The Space Development Agency launched ten satellites into orbit from Vandenberg Space Force Base, California, on Sunday. The ten are the first of 28 in Tranche 0 of the agency's Proliferated Warfighter Space Architecture.
In June, the final 18 satellites from Tranche 0, are expected to be launched, and satellites in Tranche 1 are expected to launch in just 18 months. Eventually, the SDA expects to launch hundreds of satellites, delivered in additional tranches every two years, with each tranche providing more capability than the last.
Speaking Monday at Navy League's 2023 Sea Air Space Conference and Exposition in Washington, Derek Tournear, director of the SDA, discussed how his agency maintains resiliency in the space architecture it's now delivering to enable warfighters.
"If you really think about resiliency in space, there's a couple [of] aspects to that," Tournear said. "The primary aspect that we're looking at from SDA's model is we want to make sure that we can provide those ships at sea the connectivity they need."
There are several threats to that concept and SDA has worked out how to thwart them, Tournear said. One threat is that adversaries might simply shoot down SDA's satellites. But SDA's Proliferated Warfighter Space Architecture concept undermines that on cost.
"You can shoot down the satellites so they can't talk to the ships," Tournear said. "So now we'll put up hundreds and hundreds of satellites. Now ... our satellites are more affordable than the missiles that you need to shoot them down. So we've kind of taken that off the table. We made it to where ... it's really difficult to shoot those satellites down just by just by virtue of proliferation."
Satellites reside in different parts of space — different orbits at varying heights. The SDA's Proliferated Warfighter Space Architecture satellites are being launched into low earth orbit. But Tournear said that's not the only place where American capabilities are located in space.

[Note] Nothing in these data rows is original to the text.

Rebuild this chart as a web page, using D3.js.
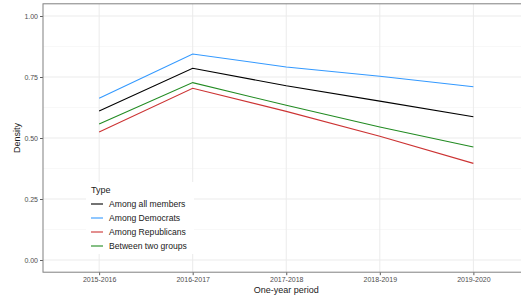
<!DOCTYPE html>
<html>
<head>
<meta charset="utf-8">
<script src="https://cdn.jsdelivr.net/npm/d3@7"></script>
<style>
  body { margin: 0; background: #fff; }
  svg { display: block; font-family: "Liberation Sans", Arial, sans-serif; }
</style>
</head>
<body>
<div id="chart"></div>
<script>
const periods = ['2015-2016', '2016-2017', '2017-2018', '2018-2019', '2019-2020'];
const seriesNames = ['Among all members', 'Among Democrats', 'Among Republicans', 'Between two groups'];
const allMembers  = [0.611, 0.786, 0.714, 0.651, 0.587];
const democrats   = [0.663, 0.844, 0.791, 0.753, 0.710];
const republicans = [0.525, 0.704, 0.609, 0.507, 0.396];
const betweenTwo  = [0.557, 0.727, 0.634, 0.545, 0.463];
const yTicks = [0, 0.25, 0.5, 0.75, 1];
const yMinor = [0.125, 0.375, 0.625, 0.875];
const colours = ['#000000', '#3399ff', '#cc3333', '#228b22'];

const series = [allMembers, democrats, republicans, betweenTwo];

const width = 521;
const height = 297;
const panel = { left: 43, top: 3.8, right: 529.5, bottom: 272.2 };

const svg = d3.select('#chart').append('svg')
    .attr('width', width)
    .attr('height', height);

// discrete x with ggplot's 0.6 expansion
const xScale = d3.scalePoint()
    .domain(periods)
    .range([panel.left, panel.right])
    .padding(0.6);

const yScale = d3.scaleLinear()
    .domain([-0.05, 1.05])
    .range([panel.bottom, panel.top]);

// grid
const grid = svg.append('g');
grid.selectAll('.minor')
    .data(yMinor)
    .enter().append('line')
      .attr('x1', panel.left).attr('x2', panel.right)
      .attr('y1', d => yScale(d)).attr('y2', d => yScale(d))
      .attr('stroke', '#f4f4f4').attr('stroke-width', 0.6);
grid.selectAll('.hmaj')
    .data(yTicks)
    .enter().append('line')
      .attr('x1', panel.left).attr('x2', panel.right)
      .attr('y1', d => yScale(d)).attr('y2', d => yScale(d))
      .attr('stroke', '#ebebeb').attr('stroke-width', 1);
grid.selectAll('.vmaj')
    .data(periods)
    .enter().append('line')
      .attr('x1', d => xScale(d)).attr('x2', d => xScale(d))
      .attr('y1', panel.top).attr('y2', panel.bottom)
      .attr('stroke', '#ebebeb').attr('stroke-width', 1);

// lines
const line = d3.line()
    .x((d, i) => xScale(periods[i]))
    .y(d => yScale(d));

svg.append('g').selectAll('path')
    .data(series)
    .enter().append('path')
      .attr('d', line)
      .attr('fill', 'none')
      .attr('stroke', (d, i) => colours[i])
      .attr('stroke-width', 1.1);

// legend
const legend = svg.append('g').attr('transform', 'translate(86, 182)');
legend.append('rect')
    .attr('width', 108).attr('height', 72)
    .attr('fill', '#fff');
legend.append('text')
    .attr('x', 5).attr('y', 10.5)
    .attr('font-size', 9)
    .attr('fill', '#1a1a1a')
    .text('Type');
const items = legend.selectAll('.item')
    .data(seriesNames)
    .enter().append('g')
      .attr('transform', (d, i) => `translate(0, ${22 + i * 14})`);
items.append('line')
    .attr('x1', 5).attr('x2', 17)
    .attr('stroke', (d, i) => colours[i])
    .attr('stroke-width', 1.1);
items.append('text')
    .attr('x', 23).attr('y', 3.2)
    .attr('font-size', 8.6)
    .attr('fill', '#1a1a1a')
    .text(d => d);

// axes
const xAxis = svg.append('g')
    .attr('transform', `translate(0, ${panel.bottom})`)
    .call(d3.axisBottom(xScale).tickSize(3).tickPadding(2));
const yAxis = svg.append('g')
    .attr('transform', `translate(${panel.left}, 0)`)
    .call(d3.axisLeft(yScale).tickValues(yTicks).tickFormat(d3.format('.2f')).tickSize(3).tickPadding(2));
[xAxis, yAxis].forEach(ax => {
    ax.select('.domain').remove();
    ax.selectAll('line').attr('stroke', '#333').attr('stroke-width', 0.8);
    ax.selectAll('text').attr('fill', '#4d4d4d').attr('font-size', 7)
        .attr('font-family', '"Liberation Sans", Arial, sans-serif');
});

// panel border
svg.append('rect')
    .attr('x', panel.left).attr('y', panel.top)
    .attr('width', panel.right - panel.left)
    .attr('height', panel.bottom - panel.top)
    .attr('fill', 'none')
    .attr('stroke', '#808080')
    .attr('stroke-width', 1);

// axis titles
svg.append('text')
    .attr('x', (panel.left + panel.right) / 2)
    .attr('y', 293)
    .attr('text-anchor', 'middle')
    .attr('font-size', 9)
    .attr('fill', '#1a1a1a')
    .text('One-year period');

svg.append('text')
    .attr('transform', `translate(20, ${(panel.top + panel.bottom) / 2}) rotate(-90)`)
    .attr('text-anchor', 'middle')
    .attr('font-size', 9)
    .attr('fill', '#1a1a1a')
    .text('Density');
</script>
</body>
</html>
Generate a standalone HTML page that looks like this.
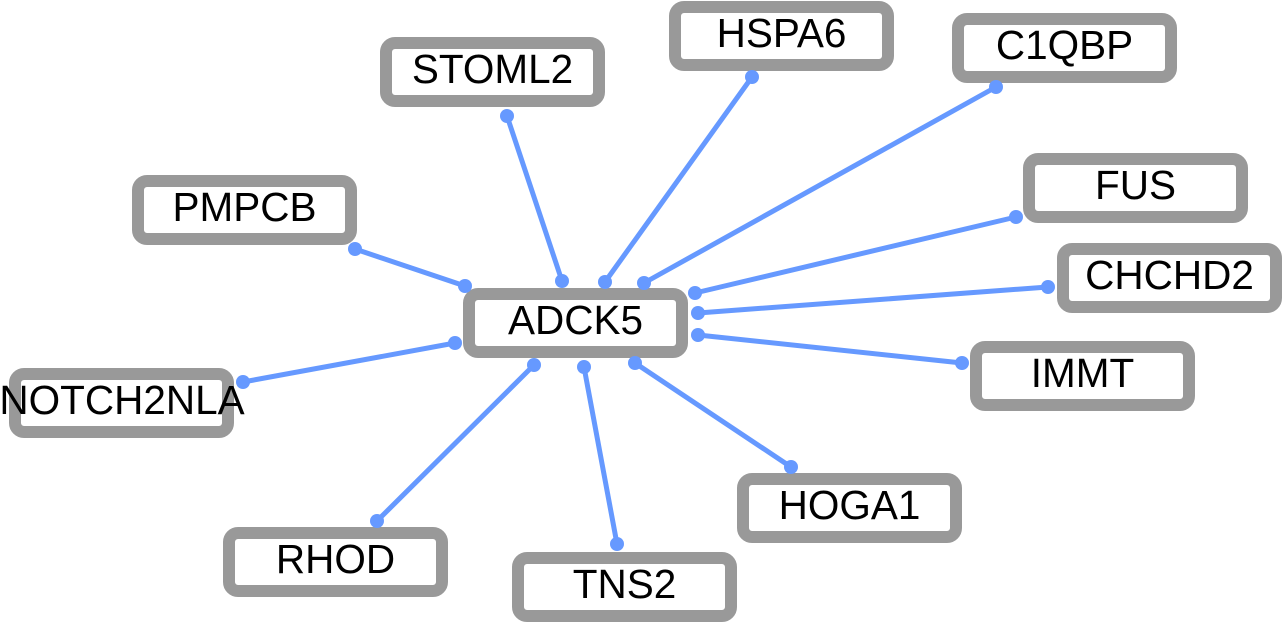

"The Space Force is moving to this hybrid architecture," he said. "That is, you'll reside in multiple orbits. You get resiliency not only from hundreds and hundreds of satellites, but hundreds of satellites that are working in conjunction with dozens that are in different orbits. So now it's really difficult to actually take out the space layer."
Tournear pointed to cyber and supply chain vulnerabilities as areas where SDA flexes resiliency to protect its investments.
"You've got to make sure you don't have cyber vulnerabilities," Tournear said. "If there's a common mode failure that can take out all your satellites or your ground systems, then you can't proliferate your way out of that. So that's a major concern. We have a lot of protections in place, and that's something that we put a lot of resources on to make sure that we're hardened against cyber threats."
Supply chain threats take two forms he said. The first, he said, are routine supply chain difficulties.
"Working on our programs where we're trying to build a lot of satellites quickly, just to have the robustness in industry to be able to supply those components," he said. "That's kind of a benign supply chain threat."
The other threat in the supply chain, he said, involves adversarial efforts to taint components in a way that could affect the end product.
"That is if there are people that are putting in counterfeit parts or nefarious parts into your supply chain, you need to be able to detect those and protect yourself against those," he said. "We actually look at a lot of different methods of doing non-destructive testing to assure that that doesn't happen."
The radio frequency spectrum — critical to communications between the satellites SDA will put into space and warfighters on the ground — is itself a contested, warfighting domain. It's something Tournear said he's concerned about and where work is being done to ensure continued resiliency in the SDA mission.
"The RF spectrum, you can jam it, you can try to spoof different aspects of it," he said. "It's not a peaceful domain. And RF spectrum combat is something you're going to hear a lot more about ... We're continuing to work with different groups who are pushing the limit on different waveforms to be able to have anti-jam type systems and those kinds of things to be able to fight through those environments."